"Les circonstances sont réunies pour une exaspération totale" : pourquoi le gouvernement s'inquiète de la colère des agriculteurs
La colère des agriculteurs peut-elle déboucher sur une crise politique plus profonde ? L'inquiétude est en tout cas palpable et grandissante au plus haut sommet de l’Etat. Des tracteurs prêts à prendre la route pour Paris, des agriculteurs qui menacent de déverser leurs productions devant les préfectures... Voilà le tableau qu’un ami d’Emmanuel Macron a dépeint au président ce week-end. "Une colère sourde et des images qui peuvent faire peur", s’inquiète un poids lourd de la majorité.
Dans l’attente des remontées des préfets, l’Elysée tente de calmer le jeu : "Le chef de l’Etat est soucieux de la situation des agriculteurs, lâche un de ses conseillers. Il a toujours considéré qu’il fallait protéger les consommateurs sans jamais s’attaquer aux agriculteurs". Le dossier est géré par Matignon, d’où le rendez-vous prévu lundi 22 janvier avec les principaux syndicats agricoles, la Fédération nationale des syndicats d'exploitants agricoles (FNSEA) et les Jeunes Agriculteurs (JA), ainsi que ce nouveau déplacement du ministre Marc Fesneau, lundi également, en Vendée, sur le thème de la gestion de l’eau.
L’examen de la loi d’orientation agricole, initialement prévu mercredi 24 janvier, a été reporté de "quelques semaines". Avant ou après l’ouverture du Salon de l’agriculture, fin février ? Impossible à dire. Ce délai laissera du temps pour comprendre les ressorts de la crise et, selon le ministère, "d’incorporer dans le texte des mesures de simplification".
Un terrain fertile pour le RN
Moins de normes et une vie plus facile, c'est ce que réclament justement les agriculteurs lors des manifestations comme celle de Carbonne, près de Toulouse où l'autoroute A64 est toujours coupée en ce début de semaine, pour la cinquième journée consécutive.
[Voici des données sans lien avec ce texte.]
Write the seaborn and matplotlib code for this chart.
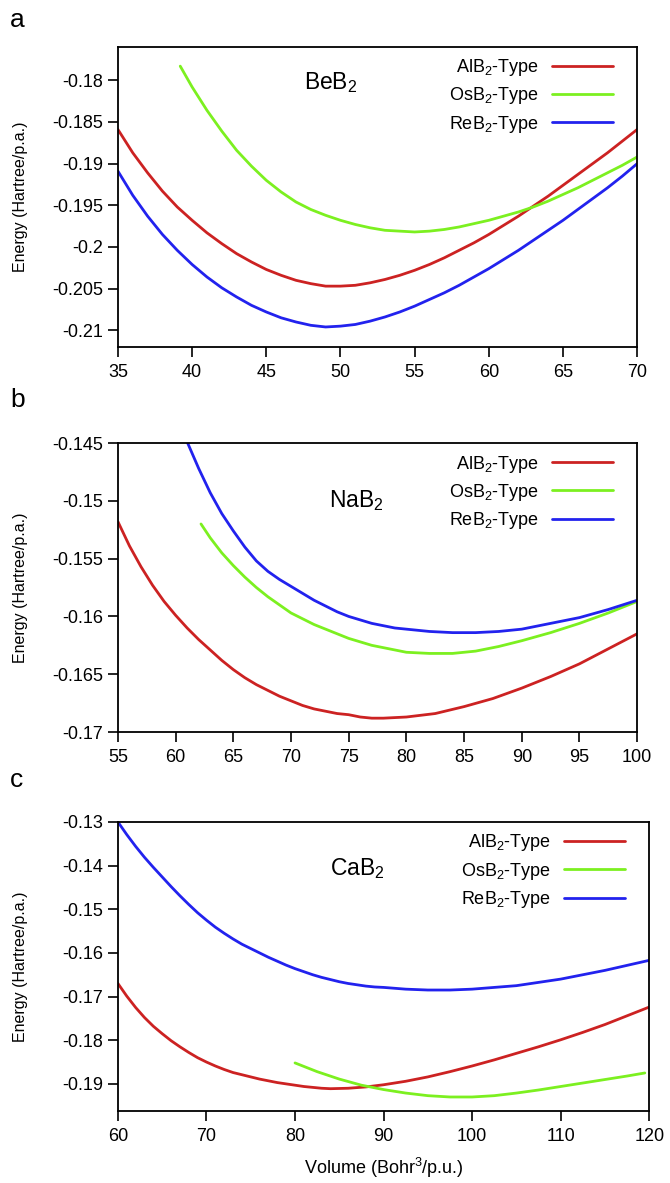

"Le pacte de confiance avec le gouvernement est rompu", estime ainsi Pierrick Horel, secrétaire général des Jeunes Agriculteurs, sur franceinfo, avant d'être reçu par le Premier ministre Gabriel Attal.
"C'est un ras-le-bol général. On a eu des grandes annonces, du 'en même temps' du gouvernement, qui nous expliquait qu'il fallait qu'on progresse très vite, mais sans moyens sur la question environnementale ou la transition énergétique"
Pierrick Horelà franceinfo
Le manque de "réelle vision ou d’accompagnement financier" vient "cristalliser un mécontentement qui explose aujourd’hui sur le territoire et dans les campagnes", analyse le secrétaire général des Jeunes Agriculteurs. Rémunérations, normes environnementales jugées trop contraignantes, fin des réductions fiscales sur le gazole non-routier… Les problématiques sont nombreuses, et elles peuvent "être gérées si on a un revenu suffisant sur nos exploitations, mais là, ce n’est plus le cas", estime-t-il.
Mais "il n’y a pas de catalyseur, on a du mal à évaluer leurs revendications", grimace de son côté un soutien d’Emmanuel Macron, ce qui rend le mouvement encore plus difficile à cerner et le terrain d’autant plus fertile pour le Rassemblement national, à moins de cinq mois des élections européennes. "Tout le monde va se mettre à parler comme nous, mais la politique, c’est comme l’amour, il faut des preuves", confiait à franceinfo Jordan Bardella, samedi 20 janvier en marge d’une visite sur une exploitation agricole.
"Un discours culpabilisant, des prix en hausse, une forme d’impuissance", égrène un ministre qui s'inquiète : "Les circonstances sont réunies pour une exaspération totale". Voilà donc un deuxième front à gérer pour le nouveau Premier ministre alors que la polémique Amélie Oudéa-Castéra rebondit, avec de nouvelles révélations de Mediapart et que Gabriel Attal n’a toujours pas de gouvernement complet.